Lo que queda, y parece más que intencionado, es una sensación generalizada de pesimismo. Nada funciona en el universo de Por trece razones. Ni la justicia. Ni el instituto como el lugar seguro que debería ser para los jóvenes. Ni la familia. Porque el poso que queda tras el baile de final de primavera es que la culpa de todo la tienen los adultos. Los profesores que no saben leer las señales y que hacen la vista gorda; los padres que viven en el limbo sin darse cuenta o sin querer hacerlo de lo que pasa en su propia casa. Los adolescentes se sienten solos, como si ellos fuesen los únicos capaces de hacer justicia para Hannah y solo ellos pudiesen protegerse de un sistema que les falla continuamente.

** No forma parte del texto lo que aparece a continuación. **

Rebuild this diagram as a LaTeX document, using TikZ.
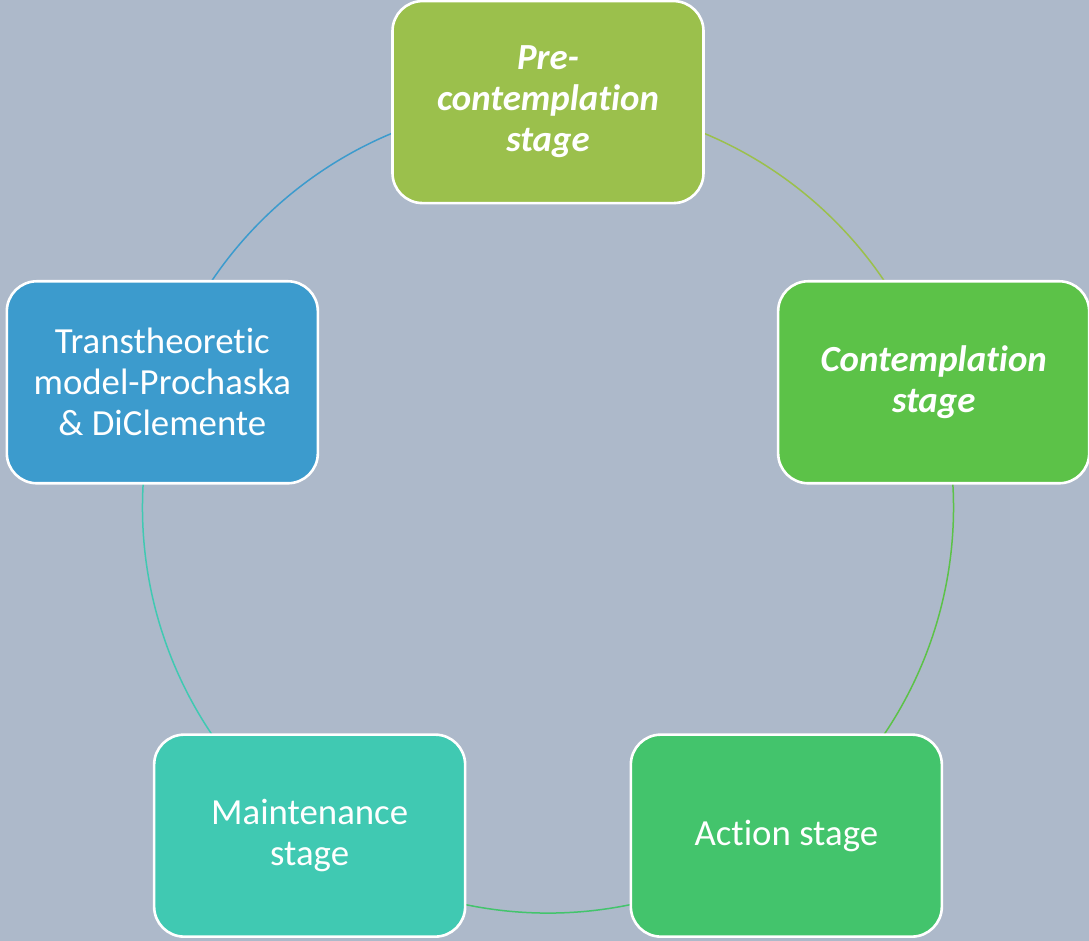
\documentclass[tikz,border=0pt]{standalone}
\usepackage{fontspec}
\setmainfont{Carlito}[Ligatures=NoCommon]
\usetikzlibrary{calc, positioning}
\definecolor{SlateBack}{RGB}{173, 185, 202}
\definecolor{OliveGreen}{RGB}{155, 192, 76}
\definecolor{LeafGreen}{RGB}{92, 194, 72}
\definecolor{MintGreen}{RGB}{67, 196, 108}
\definecolor{TealGreen}{RGB}{64, 201, 178}
\definecolor{SkyBlue}{RGB}{60, 155, 205}

\begin{document}
\begin{tikzpicture}[x=0.5pt, y=0.5pt,
    stage/.style={draw=white, line width=1.3pt, rounded corners=15pt,
        minimum width=155.5pt, minimum height=101pt, align=center,
        text=white, font=\fontsize{18.4}{20.5}\selectfont},
    boldstage/.style={stage, font=\fontsize{18.4}{20.5}\selectfont\bfseries\itshape},
    cycle/.style={line width=0.75pt}]
    % Fondo
    \fill[SlateBack] (0,0) rectangle (1089,941);
    \useasboundingbox (0,0) rectangle (1089,941);
    \coordinate (c) at (548,433.4);

    % Posiciones en el circulo
    \coordinate (p1) at ($(c)+(90:405.5)$);
    \coordinate (p2) at ($(c)+(18:405.5)$);
    \coordinate (p3) at ($(c)+(-54:405.5)$);
    \coordinate (p4) at ($(c)+(-126:405.5)$);
    \coordinate (p5) at ($(c)+(162:405.5)$);

    % Ciclo
    \draw[cycle, OliveGreen] (p1) arc[start angle=90, end angle=18, radius=405.5];
    \draw[cycle, LeafGreen] (p2) arc[start angle=18, end angle=-54, radius=405.5];
    \draw[cycle, MintGreen] (p3) arc[start angle=-54, end angle=-126, radius=405.5];
    \draw[cycle, TealGreen] (p4) arc[start angle=-126, end angle=-198, radius=405.5];
    \draw[cycle, SkyBlue] (p5) arc[start angle=162, end angle=90, radius=405.5];

    % Etapas
    \node[boldstage, fill=OliveGreen] (pre) at (p1) {Pre-\\contemplation\\stage};
    \node[boldstage, fill=LeafGreen] (contemp) at (p2) {Contemplation\\stage};
    \node[stage, fill=MintGreen] (action) at (p3) {Action stage};
    \node[stage, fill=TealGreen] (maint) at (p4) {Maintenance\\stage};
    \node[stage, fill=SkyBlue] (model) at (p5) {Transtheoretic\\model-Prochaska\\\& DiClemente};
\end{tikzpicture}
\end{document}
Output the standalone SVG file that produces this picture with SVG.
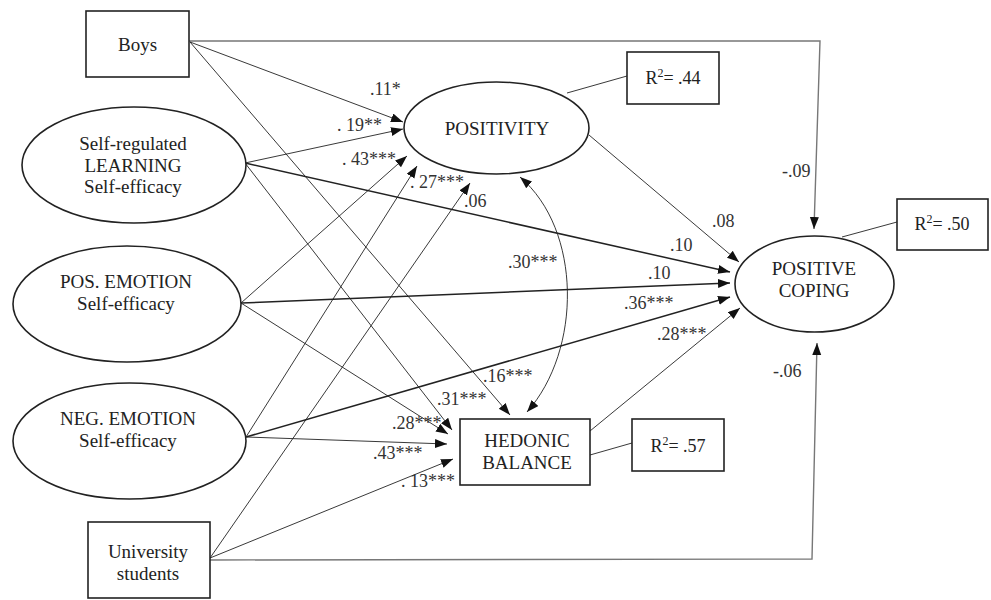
<svg xmlns="http://www.w3.org/2000/svg" width="991" height="600" viewBox="0 0 991 600">
<defs>
<marker id="ah" markerUnits="userSpaceOnUse" markerWidth="13" markerHeight="10" refX="12" refY="4.5" orient="auto-start-reverse">
<path d="M0,0 L12,4.5 L0,9 z" fill="#111"/>
</marker>
<style>
.box{fill:#fff;stroke:#222;stroke-width:1.6}
.el{fill:#fff;stroke:#222;stroke-width:1.6}
.nt{font-family:"Liberation Serif","Times New Roman",serif;font-size:19px;fill:#222;text-anchor:middle}
.lb{font-family:"Liberation Serif","Times New Roman",serif;font-size:18px;fill:#333}
.rt{font-family:"Liberation Serif","Times New Roman",serif;font-size:18px;fill:#222;text-anchor:middle}
.c{fill:none;stroke:#222;stroke-width:0.9}
.ca{fill:none;stroke:#222;stroke-width:0.9;marker-end:url(#ah)}
.ct{fill:none;stroke:#222;stroke-width:1.5;marker-end:url(#ah)}
.cg{fill:none;stroke:#777;stroke-width:1.4;marker-end:url(#ah)}
</style>
</defs>
<rect width="991" height="600" fill="#fff"/>

<g id="connectors">
<polyline class="cg" points="189,41 820,41 814,229"/>
<line class="ca" x1="190" y1="42" x2="403" y2="122"/>
<line class="ca" x1="190" y1="42" x2="510" y2="415"/>
<line class="ca" x1="245" y1="163" x2="403" y2="129"/>
<line class="ct" x1="245" y1="163" x2="730" y2="272"/>
<line class="ca" x1="245" y1="163" x2="452" y2="430"/>
<line class="ca" x1="241" y1="303" x2="407" y2="156"/>
<line class="ct" x1="241" y1="303" x2="730" y2="283"/>
<line class="ca" x1="241" y1="303" x2="448" y2="434"/>
<line class="ca" x1="246" y1="437" x2="417" y2="166"/>
<line class="ct" x1="246" y1="437" x2="730" y2="297"/>
<line class="ca" x1="246" y1="437" x2="447" y2="444"/>
<line class="ca" x1="210" y1="558" x2="470" y2="183"/>
<line class="ca" x1="210" y1="558" x2="453" y2="459"/>
<polyline class="cg" points="210,560 812,559 817,343"/>
<line class="ca" x1="589" y1="135" x2="739" y2="262"/>
<line class="ca" x1="590" y1="431" x2="740" y2="308"/>
<path class="ca" style="marker-start:url(#ah)" d="M520,177 C582,230 582,350 527,412"/>
<line class="c" x1="567" y1="93" x2="627" y2="76"/>
<line class="c" x1="842" y1="237" x2="897" y2="222"/>
<line class="c" x1="590" y1="455" x2="632" y2="443"/>
</g>

<g id="boys">
<rect class="box" x="86" y="11" width="103" height="66"/>
<text class="nt" x="137.5" y="51">Boys</text>
</g>
<g id="srl">
<ellipse class="el" cx="134" cy="165" rx="112" ry="58"/>
<text class="nt" x="133" y="150">Self-regulated</text>
<text class="nt" x="133" y="172">LEARNING</text>
<text class="nt" x="133" y="193">Self-efficacy</text>
</g>
<g id="posemo">
<ellipse class="el" cx="127" cy="304" rx="114" ry="58"/>
<text class="nt" x="126" y="288">POS. EMOTION</text>
<text class="nt" x="126" y="310">Self-efficacy</text>
</g>
<g id="negemo">
<ellipse class="el" cx="129.5" cy="441" rx="116.5" ry="58"/>
<text class="nt" x="128" y="425">NEG. EMOTION</text>
<text class="nt" x="128" y="447">Self-efficacy</text>
</g>
<g id="university">
<rect class="box" x="88" y="522" width="122" height="76"/>
<text class="nt" x="148" y="558">University</text>
<text class="nt" x="148" y="580">students</text>
</g>
<g id="positivity">
<ellipse class="el" cx="496.5" cy="128" rx="92.5" ry="46"/>
<text class="nt" x="497" y="135">POSITIVITY</text>
</g>
<g id="r2-positivity">
<rect class="box" x="627" y="52" width="92" height="52"/>
<text class="rt" x="673" y="84">R<tspan font-size="12" dy="-7">2</tspan><tspan dy="7">= .44</tspan></text>
</g>
<g id="coping">
<ellipse class="el" cx="814.5" cy="284" rx="79.5" ry="48"/>
<text class="nt" x="814" y="275">POSITIVE</text>
<text class="nt" x="814" y="297">COPING</text>
</g>
<g id="r2-coping">
<rect class="box" x="897" y="199" width="91" height="51"/>
<text class="rt" x="942" y="230">R<tspan font-size="12" dy="-7">2</tspan><tspan dy="7">= .50</tspan></text>
</g>
<g id="hedonic">
<rect class="box" x="460" y="419" width="130" height="66"/>
<text class="nt" x="527" y="447">HEDONIC</text>
<text class="nt" x="527" y="469">BALANCE</text>
</g>
<g id="r2-hedonic">
<rect class="box" x="632" y="419" width="92" height="52"/>
<text class="rt" x="678" y="452">R<tspan font-size="12" dy="-7">2</tspan><tspan dy="7">= .57</tspan></text>
</g>

<g id="labels">
<text class="lb" x="370" y="95">.11*</text>
<text class="lb" x="337" y="131">. 19**</text>
<text class="lb" x="342" y="165">. 43***</text>
<text class="lb" x="410" y="188">. 27***</text>
<text class="lb" x="464" y="207">.06</text>
<text class="lb" x="670" y="251">.10</text>
<text class="lb" x="648" y="279">.10</text>
<text class="lb" x="624" y="309">.36***</text>
<text class="lb" x="657" y="340">.28***</text>
<text class="lb" x="712" y="227">.08</text>
<text class="lb" x="782" y="177">-.09</text>
<text class="lb" x="773" y="377">-.06</text>
<text class="lb" x="508" y="268">.30***</text>
<text class="lb" x="483" y="382">.16***</text>
<text class="lb" x="437" y="405">.31***</text>
<text class="lb" x="392" y="429">.28***</text>
<text class="lb" x="373" y="459">.43***</text>
<text class="lb" x="401" y="487">. 13***</text>
</g>
</svg>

Por eso no hablan con sus padres y profesores. Lo que les lleva a cometer verdaderas estupideces. Es la razón que se esgrime. Eso es lo que transmite dando vueltas sobre lo mismo una y otra vez.
En una carta enviada a los periodistas junto con el acceso a los capítulos antes del estreno, Brian Yorkey explica que “nuestra esperanza, siempre, es que la veracidad en nuestra narración resonará en los jóvenes espectadores. Nos sentimos alentados al descubrir en un estudio reciente de la Universidad de Northwestern que ha tenido un efecto positivo demostrable, aproximadamente tres cuartas partes de los adolescentes y jóvenes encontraron Por trece razones ‘identificable’ y el 71% dijo que el programa les ayudó a procesar temas difíciles”. Continúa su misiva mencionado la dureza de algunas escenas, contenidas sobre todo en los tres últimos episodios que, por otra parte, son los que mejor funcionan y realmente captan la atención. Y muestra la esperanza de que como hiciera la primera temporada esta logre incluir en la conversación las cuestiones que propone. Lo de menos es si Hannah contó toda la verdad o solo una parte.
Que lo consiga o no se verá a partir de este viernes, que es cuando la serie se estrena al completo en Netflix. Material hay para ello y sus 13 capítulos están plagados de referencias no solo a la polémica que generó la primera temporada y explicaciones nada disimuladas al porqué de muchas cosas que se le criticaron entonces, sino que se suma inevitablemente a una corriente surgida tras su anterior estreno como es el #MeToo. Lo hace de una manera poco sutil y un tanto forzada, pero ahí está. Puede que en Estados Unidos el tema que pese sobre el resto de los que se intentan debatir sea otro inherente a su propio sistema, pero en España resulta imposible ver ahora Por trece razones sin acordarse del caso de La Manada. Ficción y realidad confluyen muchas veces. El debate que se plantea en ese sentido lleva abierto en España meses y hace ya tiempo que dio el salto a la sociedad, a la calle. En cuanto al final, queda más que abierto para seguir usando esta ficción adolescente como una herramienta para abrir ciertos debates, generar polémica y seguir estirando una historia que debería haber sido ya cerrada. Las críticas por cómo lo ha hecho, por la violencia visual de algunas escenas, no tardarán en llegar.